2. Assembly Line Marketing
Influencer marketing can be time-consuming. Marketers will be tempted to copy-paste plugs for brands or repeat their pitches to the point that they end up sounding like a well-worn commercial. Even celebrities have accidentally posted their marketing instructions from the company on their Instagram.
This makes followers feel like they’re being manipulated rather than advised. It has the opposite effect to the one the marketer is going for.
TAKEAWAY: Do your due diligence in vetting influencers. Don’t go with an influencer list that you bought off the back of a truck.
3. Dishonest and Inauthentic Tactics
Influencers are often celebrities. Celebrities wield public power. Influencer marketing can go too far trying to use this power to its advantage. For instance, a celebrity could secretly market a product by posting out of character, attracting attention, and getting people wondering if their account has been hacked.
Lying to customers has not been shown to help a brand’s case. Instead, knowing what an audience needs and honestly connecting to their demographic builds trust between a follower base and a brand. This trust is the only way influencer marketing can work in the modern market.
TAKEAWAY: Stress authenticity in your collaborations with influencers.

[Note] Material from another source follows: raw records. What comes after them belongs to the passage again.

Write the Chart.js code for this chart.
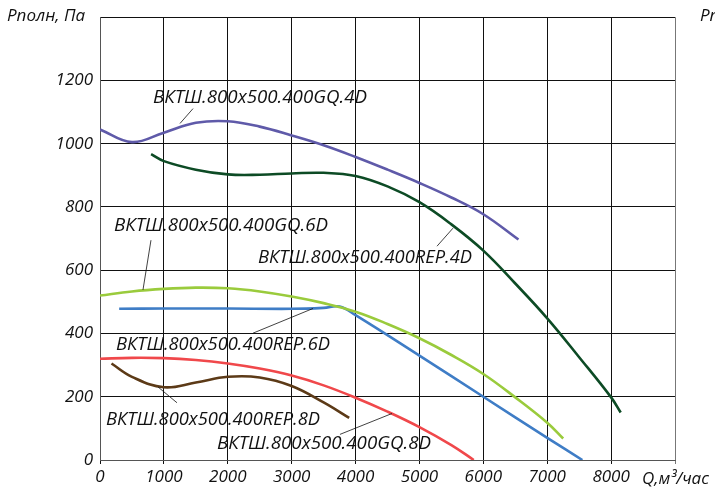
<!DOCTYPE html>
<html>
<head>
<meta charset="utf-8">
<script src="https://cdn.jsdelivr.net/npm/chart.js@4"></script>
<style>
  body { margin: 0; background: #fff; }
  canvas { display: block; }
</style>
</head>
<body>
<canvas id="fanChart" width="715" height="493"></canvas>
<script>
  // Подача Q, м3/час и давление Рполн, Па для каждой кривой
  const gq4dQ = [0, 500, 1000, 1500, 2000, 2500, 3000, 3500, 4000, 4500, 5000, 5500, 6000, 6550];
  const gq4dP = [1045, 1005, 1035, 1066, 1071, 1054, 1026, 995, 958, 918, 876, 830, 777, 697];

  const rep4dQ = [800, 1000, 1500, 2000, 2500, 3000, 3500, 4000, 4500, 5000, 5500, 6000, 6500, 7000, 7500, 8000, 8150];
  const rep4dP = [967, 945, 918, 903, 902, 906, 908, 898, 865, 815, 745, 662, 558, 448, 325, 198, 150];

  const gq6dQ = [0, 500, 1000, 1500, 2000, 2500, 3000, 3500, 4000, 4500, 5000, 5500, 6000, 6500, 7000, 7250];
  const gq6dP = [520, 533, 541, 545, 543, 533, 517, 496, 469, 430, 385, 332, 272, 198, 118, 68];

  const rep6dQ = [300, 1000, 2000, 3000, 3500, 3750, 4000, 5000, 6000, 7000, 7550];
  const rep6dP = [478, 479, 479, 478, 481, 485, 458, 330, 200, 70, 0];

  const gq8dQ = [0, 500, 1000, 1500, 2000, 2500, 3000, 3500, 4000, 4500, 5000, 5500, 5850];
  const gq8dP = [320, 323, 322, 316, 305, 289, 267, 236, 197, 153, 104, 47, 0];

  const rep8dQ = [180, 500, 1000, 1500, 2000, 2500, 3000, 3500, 3900];
  const rep8dP = [305, 263, 230, 245, 263, 261, 234, 182, 133];

  const xTicks = [0, 1000, 2000, 3000, 4000, 5000, 6000, 7000, 8000];
  const yTicks = [0, 200, 400, 600, 800, 1000, 1200];

  // Подписи кривых: центр текста и линия-выноска (в единицах осей)
  const curveLabels = [
    { text: 'ВКТШ.800x500.400GQ.4D',  x: 2504, y: 1146, from: [1252, 1064], to: [1456, 1111] },
    { text: 'ВКТШ.800x500.400GQ.6D',  x: 1894, y: 742,  from: [798, 695],   to: [673, 538] },
    { text: 'ВКТШ.800x500.400REP.4D', x: 4148, y: 639,  from: [5275, 676],  to: [5525, 733] },
    { text: 'ВКТШ.800x500.400REP.6D', x: 1925, y: 366,  from: [2395, 401],  to: [3334, 479] },
    { text: 'ВКТШ.800x500.400REP.8D', x: 1769, y: 128,  from: [908, 231],   to: [1205, 181] },
    { text: 'ВКТШ.800x500.400GQ.8D',  x: 3506, y: 53,   from: [3756, 81],   to: [4570, 147] }
  ];

  function points(qs, ps) {
    return qs.map((q, i) => ({ x: q, y: ps[i] }));
  }

  function curve(qs, ps, color) {
    return {
      data: points(qs, ps),
      borderColor: color,
      borderWidth: 2.6,
      pointRadius: 0,
      fill: false,
      tension: 0.4
    };
  }

  const fontFamily = '"Open Sans", "Noto Sans", sans-serif';

  // Подписи, выноски и названия осей
  const labelsPlugin = {
    id: 'curveLabels',
    afterDatasetsDraw(chart) {
      const ctx = chart.ctx;
      const xs = chart.scales.x;
      const ys = chart.scales.y;
      ctx.save();
      ctx.strokeStyle = '#111';
      ctx.lineWidth = 0.8;
      curveLabels.forEach(l => {
        ctx.beginPath();
        ctx.moveTo(xs.getPixelForValue(l.from[0]), ys.getPixelForValue(l.from[1]));
        ctx.lineTo(xs.getPixelForValue(l.to[0]), ys.getPixelForValue(l.to[1]));
        ctx.stroke();
      });
      ctx.fillStyle = '#111';
      ctx.font = 'italic 500 19px ' + fontFamily;
      ctx.textAlign = 'center';
      ctx.textBaseline = 'middle';
      curveLabels.forEach(l => {
        ctx.fillText(l.text, xs.getPixelForValue(l.x), ys.getPixelForValue(l.y), 214);
      });
      ctx.font = 'italic 17px ' + fontFamily;
      ctx.textAlign = 'left';
      ctx.fillText('Рполн, Па', 7, 16, 84);
      ctx.fillText('Рполн, Па', 700, 16);
      ctx.fillText('Q,м³/час', 642, 479, 72);
      ctx.restore();
    }
  };

  const chartConfig = {
    type: 'line',
    data: {
      datasets: [
        curve(gq4dQ, gq4dP, '#5f5aa9'),
        curve(rep4dQ, rep4dP, '#0d4b25'),
        curve(gq6dQ, gq6dP, '#9acb3c'),
        curve(rep6dQ, rep6dP, '#3f7dc6'),
        curve(gq8dQ, gq8dP, '#f0484b'),
        curve(rep8dQ, rep8dP, '#5c3a17')
      ]
    },
    options: {
      responsive: false,
      animation: false,
      layout: { padding: { top: 13, right: 40, left: 0, bottom: 0 } },
      plugins: { legend: { display: false }, tooltip: { enabled: false } },
      scales: {
        x: {
          type: 'linear',
          min: 0,
          max: 9000,
          afterBuildTicks: s => { s.ticks = xTicks.concat([9000]).map(v => ({ value: v })); },
          afterFit: s => { s.height = 33; },
          ticks: {
            color: '#111',
            font: { family: fontFamily, size: 17, style: 'italic' },
            padding: 3,
            maxRotation: 0,
            callback: v => (xTicks.includes(v) ? String(v) : '')
          },
          grid: {
            color: c => (c.tick && c.tick.value === 9000 ? '#777' : '#111'),
            lineWidth: 1,
            tickLength: 4
          },
          border: { color: '#555', width: 1 }
        },
        y: {
          min: 0,
          max: 1400,
          afterBuildTicks: s => { s.ticks = yTicks.concat([1400]).map(v => ({ value: v })); },
          afterFit: s => { s.width = 100; },
          ticks: {
            color: '#111',
            font: { family: fontFamily, size: 17, style: 'italic' },
            padding: 7,
            callback: v => (yTicks.includes(v) ? String(v) : '')
          },
          grid: { color: '#111', lineWidth: 1, drawTicks: false },
          border: { color: '#555', width: 1 }
        }
      }
    },
    plugins: [labelsPlugin]
  };

  new Chart(document.getElementById('fanChart'), chartConfig);
</script>
</body>
</html>
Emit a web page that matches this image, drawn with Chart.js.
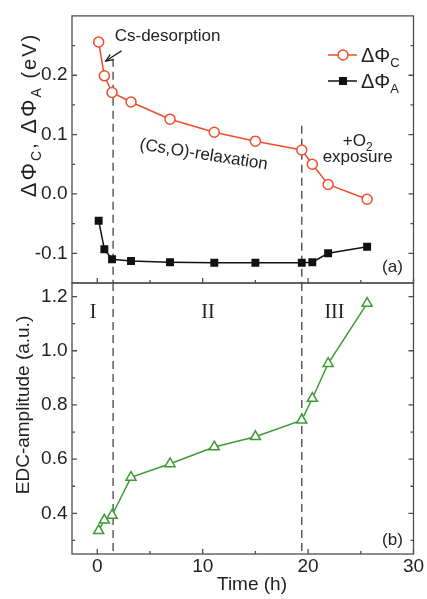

The Takeaway for Marketers
Influencer marketing can help a brand excel in the busy advertising space. However, these three examples show how attemps at influencer marketing can cause followers to lose faith in a brand. The main takeaway for marketers and the brands that hire them is that underhanded tactics and unqualified authority voices lead to customer disillusionment. Honest, qualified marketing is what makes or breaks a brand on social media in 2021.